General warning: as soon as you decide to self-publish, a certain section of the population decides that you are a cow to be milked. Some will be blatant about it by sending you emails soliciting your business. Usually, it’s to buy into some form of marketing. Mostly, you’ll be marketed at in more subtle ways, where people tug at you with statements like “I went from selling xxx to selling yyyyy using this method/site!”

Especially the latter is very hard to evaluate objectively, because writers get told to treat their writing as a business, and you should therefore invest in that business, right?

Wrong!

Yes, you should invest in your business, but you should invest smartly in that business. You will not make your book sell better by randomly throwing handfuls of money at it.

In order to know how to invest smartly, you first need to know what you need and who offers the best services to give you these things.

It is perfectly OK NOT to invest terribly much while you’re learning the ropes, especially on the side of marketing.

Don’t become that author with the $2000 book trailer without a clue how and where to use that book trailer (hint: book trailers are a luxury that you can spend on when you can afford it. They don’t lead to many sales).

Don’t become that author with a $1000 book cover by a great artist who 1. has never designed a book cover before and 2. didn’t really portray genre cover conventions that help sell the book.

Don’t become the author who bought a marketing plan from a vanity-type press because the people emailed and it “sounded so good”.

If someone emails you about a service and you have to pay for it, it’s not going to be something you want.

Don’t fall in these traps. Educate yourself. Decide what YOU need and then hunt for people to provide the service. Anyone whose service is good will be very busy and won’t spend much time looking for clients.

No, it’s not easy. Yes, it sounds like work. If it sounds easy and too good to be true, then it usually isn’t. Do your homework. Sit on your wallet until you’re convinced that the service is good. Ask other people about it. Google the service. Ask the Kindleboards hivemind about it. Do. Your. Research.

Update on Book Whirl scam

Read this is you’re unfamiliar with this Book Whirl gig

I received another call today. This time, I had my wits with me, and asked the lady (whose English is quite atrocious) how the hell they got my phone number. She started sprouting some bullshit about Whois and that my phone number is listed there. Did I google my domain, the Book Whirl lady asked, and I’m sorry but I don’t spend all day googling myself, so after having told her firmly (without invocation of the f-word) that I did not appreciate this stuff, all the while interrupting her sales spiel, and getting off the phone, I looked up my domain at Whois.

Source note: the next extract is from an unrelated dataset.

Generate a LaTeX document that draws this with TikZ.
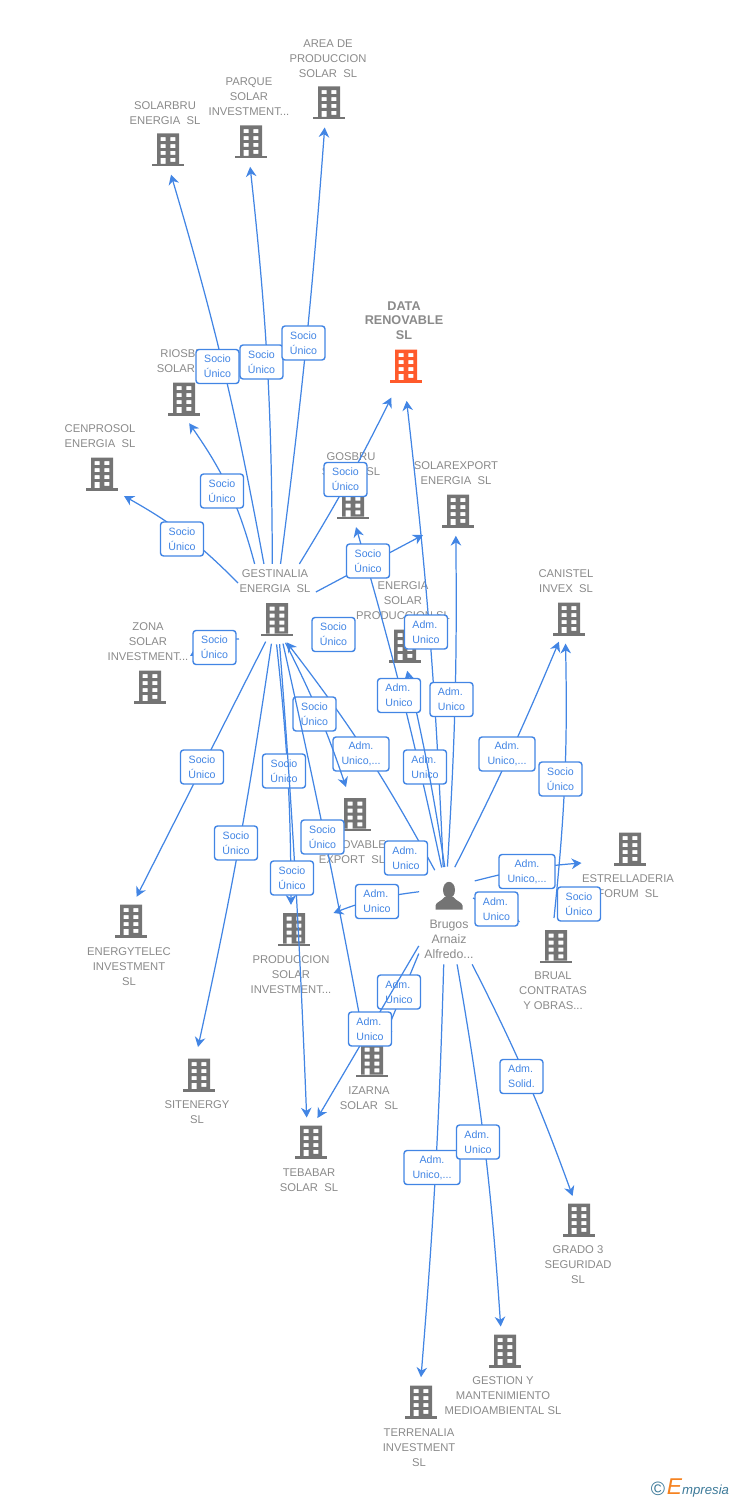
\documentclass[tikz,border=0pt]{standalone}
\usepackage{fontspec}
\setmainfont{Liberation Sans}
\usetikzlibrary{arrows.meta}
\definecolor{linkblue}{HTML}{4285E4}
\definecolor{iconcol}{HTML}{747474}
\definecolor{maincol}{HTML}{FF5A2B}
\definecolor{textcol}{HTML}{8A8A8A}
\definecolor{logoblue}{HTML}{3D7A99}
\definecolor{logoorange}{HTML}{F58220}
\newcommand{\bldgicon}[1]{%
    \begin{scope}[shift={(path picture bounding box.center)}]
    \fill[#1,even odd rule] (-11,-16.5) rectangle (11,14)
        (-7.5,-12.8) rectangle (-2.5,-8.8) (2.3,-12.8) rectangle (7.3,-8.8)
        (-7.5,-5.8) rectangle (-2.5,-1.8) (2.3,-5.8) rectangle (7.3,-1.8)
        (-7.5,1) rectangle (-2.5,5) (2.3,1) rectangle (7.3,5)
        (-7.5,7.8) rectangle (-2.5,14) (2.3,7.8) rectangle (7.3,11.8);
    \fill[#1] (-16,14) rectangle (16,16.5);
    \end{scope}}
\newcommand{\personicon}{%
    \begin{scope}[shift={(path picture bounding box.center)}]
    \fill[iconcol] (0,-7) ellipse (6 and 8.2);
    \fill[iconcol] (-13.5,12.5) -- (13.5,12.5) -- (13.5,8.5) .. controls (13,5) and (7,4) .. (4.5,0)
        -- (-4.5,0) .. controls (-7,4) and (-13,5) .. (-13.5,8.5) -- cycle;
    \end{scope}}
\tikzset{
    bldg/.style={circle,inner sep=0pt,minimum size=0.98cm,path picture={\bldgicon{#1}}},
    bldg/.default=iconcol,
    person/.style={circle,inner sep=0pt,minimum size=1.2cm,path picture={\personicon}},
    lbl/.style={text=textcol,align=center,inner sep=3pt,font=\fontsize{6.4}{8.5}\selectfont},
    mainlbl/.style={lbl,font=\fontsize{7.2}{8.5}\selectfont\bfseries},
    perslbl/.style={lbl,font=\fontsize{7}{8.5}\selectfont},
    link/.style={linkblue,line width=0.7pt,-{Stealth[length=5.6pt,width=6pt,inset=1.8pt]}},
    sbox/.style={draw=linkblue,fill=white,rounded corners=1.7pt,line width=0.8pt,text=linkblue,
        inner sep=0pt,minimum width=0.86cm,minimum height=0.68cm,align=center,
        font=\fontsize{6.05}{8.5}\selectfont},
    abox/.style={sbox,align=left},
    wbox/.style={sbox,minimum width=1.12cm},
}
\begin{document}
\begin{tikzpicture}[x=0.02cm,y=-0.02cm]
    \useasboundingbox (0,0) rectangle (728,1500);
    % companies
    \node[bldg] (area) at (329,103) {};
    \node[bldg] (parque) at (251,142) {};
    \node[bldg] (solarbru) at (168,150) {};
    \node[bldg] (riosbru) at (184,399) {};
    \node[bldg] (cenprosol) at (102,474) {};
    \node[bldg=maincol,minimum size=1.38cm] (data) at (406,366) {};
    \node[bldg] (gosbru) at (353,502.5) {};
    \node[bldg] (solarexport) at (458,511) {};
    \node[bldg] (gestinalia) at (277,619.5) {};
    \node[bldg] (energia) at (405,646) {};
    \node[bldg] (canistel) at (569,619) {};
    \node[bldg] (zona) at (150,687) {};
    \node[bldg] (renovable) at (355,814.5) {};
    \node[bldg] (estrelladeria) at (630,849) {};
    \node[bldg] (brual) at (556,946.5) {};
    \node[bldg] (energytelec) at (131,921) {};
    \node[bldg] (produccion) at (294,929.5) {};
    \node[bldg] (sitenergy) at (199,1075) {};
    \node[bldg] (izarna) at (372,1060.5) {};
    \node[bldg] (tebabar) at (311,1142) {};
    \node[bldg] (grado) at (579,1220) {};
    \node[bldg] (gestion) at (505,1351) {};
    \node[bldg] (terrenalia) at (421,1402) {};
    \node[person] (brugos) at (449,897) {};
    % names
    \node[lbl] (arealbl) at (328,58.7) {AREA DE\\PRODUCCION\\SOLAR~~SL};
    \node[lbl] (parquelbl) at (249,96.7) {PARQUE\\SOLAR\\INVESTMENT...};
    \node[lbl] (solarbrulbl) at (165,113.2) {SOLARBRU\\ENERGIA~~SL};
    \node[lbl] (riosbrulbl) at (186,361.2) {RIOSBRU\\SOLAR~~SL};
    \node[lbl] (cenprosollbl) at (100,436.2) {CENPROSOL\\ENERGIA~~SL};
    \node[mainlbl] (datalbl) at (404,320.7) {DATA\\RENOVABLE\\SL};
    \node[lbl] (gosbrulbl) at (351,464.2) {GOSBRU\\SOLAR~~SL};
    \node[lbl] (solarexportlbl) at (456,473.2) {SOLAREXPORT\\ENERGIA~~SL};
    \node[lbl] (gestinalialbl) at (275,581) {GESTINALIA\\ENERGIA~~SL};
    \node[lbl] (energialbl) at (403,600.7) {ENERGIA\\SOLAR\\PRODUCCION SL};
    \node[lbl] (canistellbl) at (566,581.2) {CANISTEL\\INVEX~~SL};
    \node[lbl] (zonalbl) at (148,641.7) {ZONA\\SOLAR\\INVESTMENT...};
    \node[lbl] (renovablelbl) at (352,852.2) {RENOVABLE\\EXPORT~~SL};
    \node[lbl] (estrelladerialbl) at (628,886.2) {ESTRELLADERIA\\FORUM~~SL};
    \node[perslbl] (brugoslbl) at (449,939.5) {Brugos\\Arnaiz\\Alfredo...};
    \node[lbl] (bruallbl) at (553,990.7) {BRUAL\\CONTRATAS\\Y OBRAS...};
    \node[lbl] (energyteleclbl) at (129,966.7) {ENERGYTELEC\\INVESTMENT\\SL};
    \node[lbl] (produccionlbl) at (291,974.7) {PRODUCCION\\SOLAR\\INVESTMENT...};
    \node[lbl] (sitenergylbl) at (197,1112.2) {SITENERGY\\SL};
    \node[lbl] (izarnalbl) at (369,1098.2) {IZARNA\\SOLAR~~SL};
    \node[lbl] (tebabarlbl) at (309,1180.2) {TEBABAR\\SOLAR~~SL};
    \node[lbl] (gradolbl) at (578,1264.7) {GRADO 3\\SEGURIDAD\\SL};
    \node[lbl] (gestionlbl) at (503,1395.7) {GESTION Y\\MANTENIMIENTO\\MEDIOAMBIENTAL SL};
    \node[lbl] (terrenalialbl) at (419,1447.7) {TERRENALIA\\INVESTMENT\\SL};
    % free ends
    \coordinate (cenprosoltip) at (124,496);
    \coordinate (solarexporttip) at (423,535);
    \coordinate (zonastart) at (239,639);
    \coordinate (zonatip) at (190,656);
    \coordinate (renovabletip) at (346,787);
    \coordinate (sitenergytip) at (198,1047);
    \coordinate (estrelladeriatip) at (581.5,863);
    \coordinate (producciontip) at (333.5,913);
    \coordinate (brualtop) at (554,918);
    \coordinate (brualtip) at (520,922);
    \coordinate (brugosside) at (473,898);
    \coordinate (cenprosolstart) at (238,583);
    % links, each with its box
    \draw[link] (gestinalialbl.123) to[bend right=3] (solarbru.-83);
    \node[sbox] (b1) at (217.5,366.5) {Socio\\Único};
    \draw[link] (gestinalialbl.99) to[bend right=3] (parque.-92);
    \node[sbox] (b2) at (261.5,362) {Socio\\Único};
    \draw[link] (gestinalialbl.72) to[bend right=1.5] (area.-100);
    \node[sbox] (b3) at (303.5,343) {Socio\\Único};
    \draw[link] (gestinalialbl.140) to[bend right=10] (riosbru.-78);
    \node[sbox] (b4) at (222,491) {Socio\\Único};
    \draw[link] (cenprosolstart) to[bend right=8] (cenprosoltip);
    \node[sbox] (b5) at (182,539) {Socio\\Único};
    \draw[link] (gestinalialbl.35) to[bend right=2.5] (data.-115);
    \node[sbox] (b6) at (345.5,479.5) {Socio\\Único};
    \draw[link] (brugos.101) to[bend right=2] (data.-89);
    \node[abox] (b7) at (426,632) {Adm.\\Unico};
    \draw[link] (brugos.93) to[bend right=2] (solarexport.-95);
    \node[abox] (b8) at (451.5,699.5) {Adm.\\Unico};
    \draw[link] (brugos.104) to[bend right=2] (gosbru.-83);
    \node[abox] (b9) at (425,767) {Adm.\\Unico};
    \draw[link] (brugos.98) to[bend right=2] (energia.-85);
    \node[abox] (b10) at (399,695.5) {Adm.\\Unico};
    \draw[link] (gestinalialbl.-15) -- (solarexporttip);
    \node[sbox] (b11) at (368,561) {Socio\\Único};
    \draw[link] (zonastart) to[out=180,in=30] (zonatip);
    \node[sbox] (b12) at (214.5,647.5) {Socio\\Único};
    \node[sbox] (b13) at (333.5,634.5) {Socio\\Único};
    \draw[link] (gestinalia.-117) -- (energytelec.77);
    \node[sbox] (b14) at (202,767) {Socio\\Único};
    \draw[link] (gestinalia.-103) to[bend left=2] (sitenergytip);
    \node[sbox] (b15) at (236,843) {Socio\\Único};
    \draw[link] (gestinalia.-91) to[bend left=3] (produccion.97);
    \node[sbox] (b16) at (284,771) {Socio\\Único};
    \draw[link] (brugos.118) to[bend right=4.5] (gestinalia.-67);
    \node[wbox] (b17) at (361,754) {Adm.\\Unico,...};
    \node[abox] (b18) at (406,858) {Adm.\\Unico};
    \draw[link] (gestinalia.-70) to[bend left=4] (renovabletip);
    \node[sbox] (b19) at (314.5,714) {Socio\\Único};
    \draw[link] (gestinalia.-76) to[bend left=1] (izarna.110);
    \node[sbox] (b20) at (322.5,837) {Socio\\Único};
    \draw[link] (gestinalia.-84) to[bend left=1] (tebabar.100);
    \node[sbox] (b21) at (292,878) {Socio\\Único};
    \draw[link] (brugos.170) to[bend right=7] (producciontip);
    \node[abox] (b22) at (377,901.5) {Adm.\\Unico};
    \draw[link] (brugosside) -- (brualtip);
    \node[abox] (b23) at (496.5,909) {Adm.\\Unico};
    \draw[link] (brugos.32) to[bend left=5] (estrelladeriatip);
    \node[wbox] (b24) at (527,871.5) {Adm.\\Unico,...};
    \draw[link] (brualtop) to[bend right=3.5] (canistel.-98);
    \node[sbox] (b25) at (560.5,779) {Socio\\Único};
    \node[sbox] (b26) at (579,904) {Socio\\Único};
    \draw[link] (brugos.79) to[bend right=2] (canistel.-114);
    \node[wbox] (b27) at (507,754) {Adm.\\Unico,...};
    \draw[link] (brugoslbl.205) -- (izarna.62);
    \node[abox] (b28) at (399,992) {Adm.\\Unico};
    \draw[link] (brugoslbl.192) -- (tebabar.75);
    \node[abox] (b29) at (370,1029) {Adm.\\Unico};
    \draw[link] (brugoslbl.-102) to[bend left=1.5] (terrenalia.90);
    \node[wbox] (b30) at (432,1167.5) {Adm.\\Unico,...};
    \draw[link] (brugoslbl.-72) to[bend left=3] (gestion.100);
    \node[abox] (b31) at (478,1142) {Adm.\\Unico};
    \draw[link] (brugoslbl.-47) to[bend left=3.5] (grado.105);
    \node[abox] (b32) at (521.5,1076.5) {Adm.\\Solid.};
    % logo
    \node[text=logoblue,inner sep=0pt,font=\fontsize{11}{11}\selectfont] (copy) at (658,1489) {©};
    \node[text=logoblue,inner sep=0pt,font=\fontsize{7.5}{9}\selectfont\itshape] (logo) at (698,1488)
        {\textcolor{logoorange}{\fontsize{13}{9}\selectfont E}mpresia};
\end{tikzpicture}
\end{document}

Of course there is no phone number listed there. I would have been really surprised if there was. There isn’t even a country of residence listed there. Not even a domain owner listed there, although the domain name is the same as my name, so that kinda gives it away.

My theory stands: one of their employees used to work for Amazon and scammed the Amazon KDP author database.

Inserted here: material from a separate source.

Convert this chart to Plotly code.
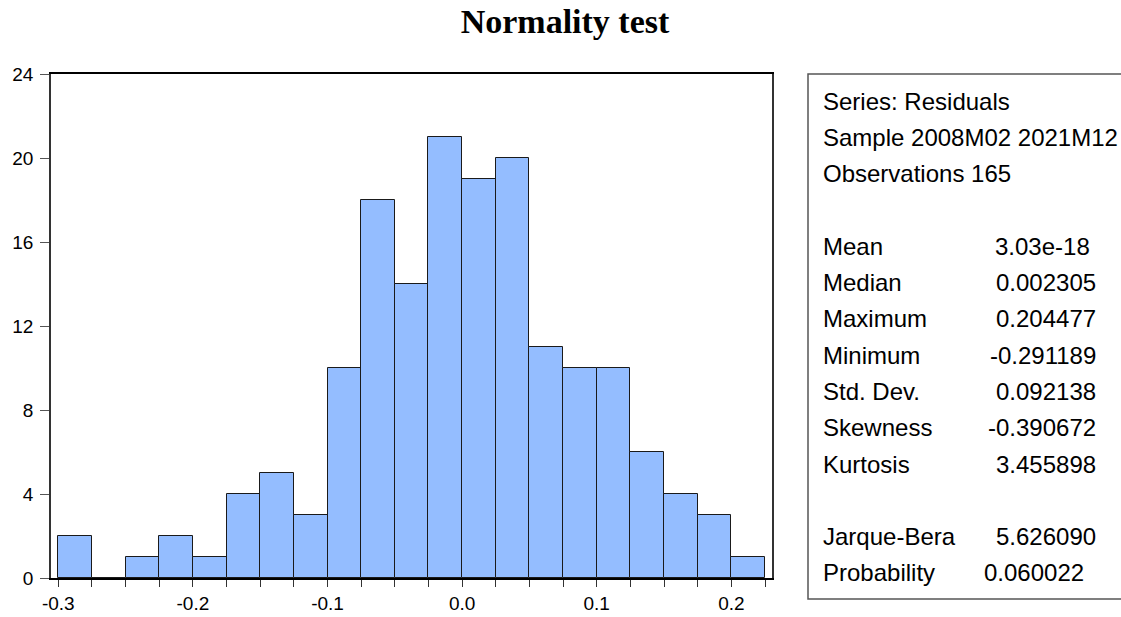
import plotly.graph_objects as go

# ---- data ----
bin_left_edges = [-0.300, -0.275, -0.250, -0.225, -0.200, -0.175, -0.150, -0.125,
                  -0.100, -0.075, -0.050, -0.025, 0.000, 0.025, 0.050, 0.075,
                  0.100, 0.125, 0.150, 0.175, 0.200]
counts = [2, 0, 1, 2, 1, 4, 5, 3, 10, 18, 14, 21, 19, 20, 11, 10, 10, 6, 4, 3, 1]
bin_width = 0.025

stat_header = ["Series: Residuals", "Sample 2008M02 2021M12", "Observations 165"]
stat_names = ["Mean", "Median", "Maximum", "Minimum", "Std. Dev.", "Skewness", "Kurtosis"]
stat_values = ["3.03e-18", "0.002305", "0.204477", "-0.291189", "0.092138", "-0.390672", "3.455898"]
test_names = ["Jarque-Bera", "Probability"]
test_values = ["5.626090", "0.060022"]

x_tick_vals = [round(-0.300 + 0.025 * i, 3) for i in range(22)]
x_tick_text = ["-0.3", "", "", "", "-0.2", "", "", "", "-0.1", "", "", "", "0.0", "", "", "",
               "0.1", "", "", "", "0.2", ""]
y_tick_vals = [0, 4, 8, 12, 16, 20, 24]

# ---- layout geometry (pixels) ----
W, H = 1121, 617
L, R, T, B = 51, 772, 74, 578

def px(xp):
    return (xp - L) / (R - L)

def py(yp):
    return (B - yp) / (B - T)

centers = [e + bin_width / 2 for e in bin_left_edges]

fig = go.Figure()
fig.add_trace(go.Bar(
    x=centers, y=counts, width=[bin_width] * len(counts),
    marker=dict(color="#94BDFF", line=dict(color="#1a1a1a", width=1)),
    hoverinfo="x+y",
))

fig.update_layout(
    width=W, height=H,
    margin=dict(l=L, r=W - R, t=T, b=H - B, pad=0, autoexpand=False),
    paper_bgcolor="white", plot_bgcolor="white",
    showlegend=False, bargap=0,
    title=dict(text="<b>Normality test</b>", x=565 / W, xanchor="center",
               y=1 - 21 / H, yanchor="middle",
               font=dict(family="Liberation Serif, Times New Roman, serif", size=34, color="black")),
    font=dict(family="Liberation Sans, Arial, sans-serif", color="black"),
)
fig.update_xaxes(
    range=[-0.3054, 0.2302], tickmode="array", tickvals=x_tick_vals, ticktext=x_tick_text,
    ticks="outside", ticklen=7, tickcolor="#333", tickwidth=1, automargin=False,
    showline=True, linecolor="black", linewidth=1.5, mirror=True,
    showgrid=False, zeroline=False, tickfont=dict(size=19, color="black"),
)
fig.update_yaxes(
    range=[0, 24], tickmode="array", tickvals=y_tick_vals, automargin=False,
    ticks="outside", ticklen=9, tickcolor="#555", tickwidth=1, ticklabelstandoff=3,
    showline=True, linecolor="#333", linewidth=1.5, mirror=True,
    showgrid=False, zeroline=False, tickfont=dict(size=19, color="black"),
)

# stats box
fig.add_shape(type="rect", xref="paper", yref="paper",
              x0=px(808), x1=px(1130), y0=py(599), y1=py(74),
              line=dict(color="#555", width=1.5), fillcolor="rgba(0,0,0,0)")

label_x = px(821)
font_txt = dict(family="Liberation Sans, Arial, sans-serif", size=24, color="black")
line_h = 36.3
y0 = 101

def add_text(text, xp, yp, anchor):
    fig.add_annotation(text=text, xref="paper", yref="paper", x=xp, y=py(yp),
                       xanchor=anchor, yanchor="middle", showarrow=False, font=font_txt)

for i, t in enumerate(stat_header):
    add_text(t, label_x, y0 + i * line_h, "left")

val_offsets = {"Mean": 1092}
for i, (n, v) in enumerate(zip(stat_names, stat_values)):
    yy = y0 + (i + 4) * line_h
    add_text(n, label_x, yy, "left")
    add_text(v, px(val_offsets.get(n, 1098)), yy, "right")

val_offsets2 = {"Probability": 1086}
for i, (n, v) in enumerate(zip(test_names, test_values)):
    yy = y0 + (i + 12) * line_h
    add_text(n, label_x, yy, "left")
    add_text(v, px(val_offsets2.get(n, 1098)), yy, "right")

fig.write_html("out.html", config={"displayModeBar": False},
               post_script="document.body.style.margin='0';document.body.style.overflow='hidden';")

The Book Whirl lady was further trying to sell me their author plans, and assured me they signed some “successful” authors. I’d love to know who signs for this kind of pushy tactic. Poor suckers who are clueless and unconnected to places where they can get info for free. Wonder how much they charge.

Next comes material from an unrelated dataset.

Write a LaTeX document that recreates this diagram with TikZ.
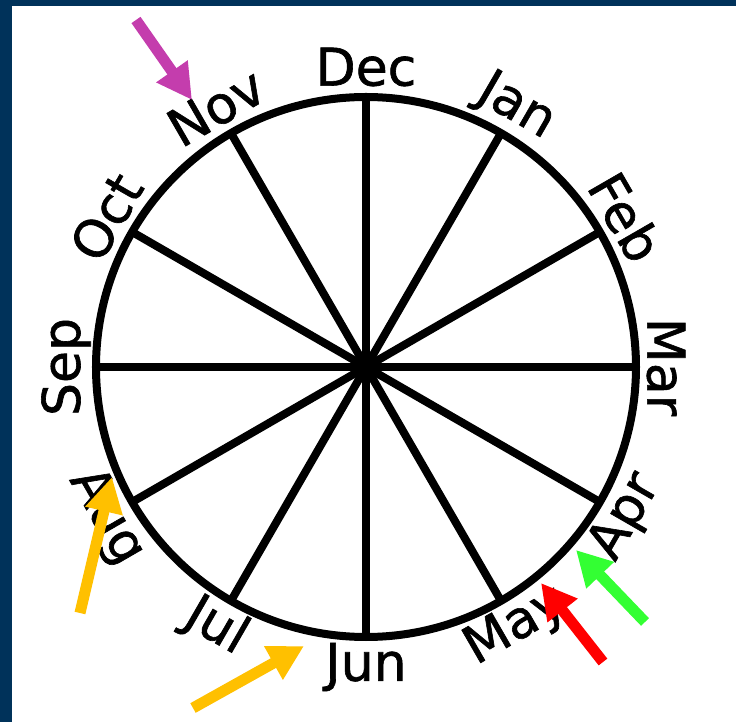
\documentclass[tikz,border=0pt]{standalone}
\usepackage{fontspec}
\setmainfont{DejaVu Sans}
\newfontfamily\monthfont{DejaVu Sans}[FakeBold=1.2]
\usetikzlibrary{arrows.meta}

\definecolor{framecol}{RGB}{0,50,90}
\definecolor{magentacol}{RGB}{196,61,173}
\definecolor{orangecol}{RGB}{255,192,0}
\definecolor{redcol}{RGB}{255,0,0}
\definecolor{greencol}{RGB}{51,255,51}

\begin{document}
\begin{tikzpicture}[
    x=1pt, y=1pt,
    rim/.style={draw, line width=8pt},
    spoke/.style={line width=8pt},
    month/.style={font=\monthfont\fontsize{52}{62}\selectfont, inner sep=0pt},
    pointer/.style={-{Triangle[length=35pt, width=36pt]}, line width=11pt}
]

% page and frame
\useasboundingbox (-366,-355) rectangle (370,367);
\fill[white] (-366,-355) rectangle (370,367);
\fill[framecol] (-366,-355) rectangle (-354,367);
\fill[framecol] (-366,361) rectangle (370,367);

% wheel of months
\coordinate (c) at (0,0);
\foreach \m [count=\i from 0] in {Dec,Jan,Feb,Mar,Apr,May,Jun,Jul,Aug,Sep,Oct,Nov} {
    \pgfmathsetmacro{\ang}{90-30*\i}
    \pgfmathsetmacro{\rot}{\ang-90+180*and(\i>3,\i<9)}
    \coordinate (p\i) at (\ang:270pt);
    \node[month, rotate=\rot] (m\i) at (\ang:300pt) {\m};
}
\foreach \i in {0,...,5} {
    \pgfmathtruncatemacro{\j}{\i+6}
    \draw[spoke] (p\i) -- (p\j);
}
\draw[rim] (c) circle (270pt);

% pointers
\coordinate (novtail) at (-230,347);
\coordinate (novtip) at (-174,267);
\coordinate (augtail) at (-286,-246);
\coordinate (augtip) at (-254,-110);
\coordinate (juntail) at (-173,-341);
\coordinate (juntip) at (-62,-279);
\coordinate (maytail) at (237,-295);
\coordinate (maytip) at (175,-216);
\coordinate (aprtail) at (279,-255);
\coordinate (aprtip) at (210,-183);

\draw[pointer, magentacol] (novtail) -- (novtip);
\draw[pointer, orangecol] (augtail) -- (augtip);
\draw[pointer, orangecol] (juntail) -- (juntip);
\draw[pointer, redcol] (maytail) -- (maytip);
\draw[pointer, greencol] (aprtail) -- (aprtip);

\end{tikzpicture}
\end{document}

Really, people, I’m astonished that with the internet, with info at your fingertips, so many people still fall for scams like these, and that so  many people believe and follow the claptrap brought out by so called “marketing” setups that just take your money and do what you could do yourself for a hefty price. Not only that, because you care a lot more about your stuff than they are ever going to, you’re likely to do it much better.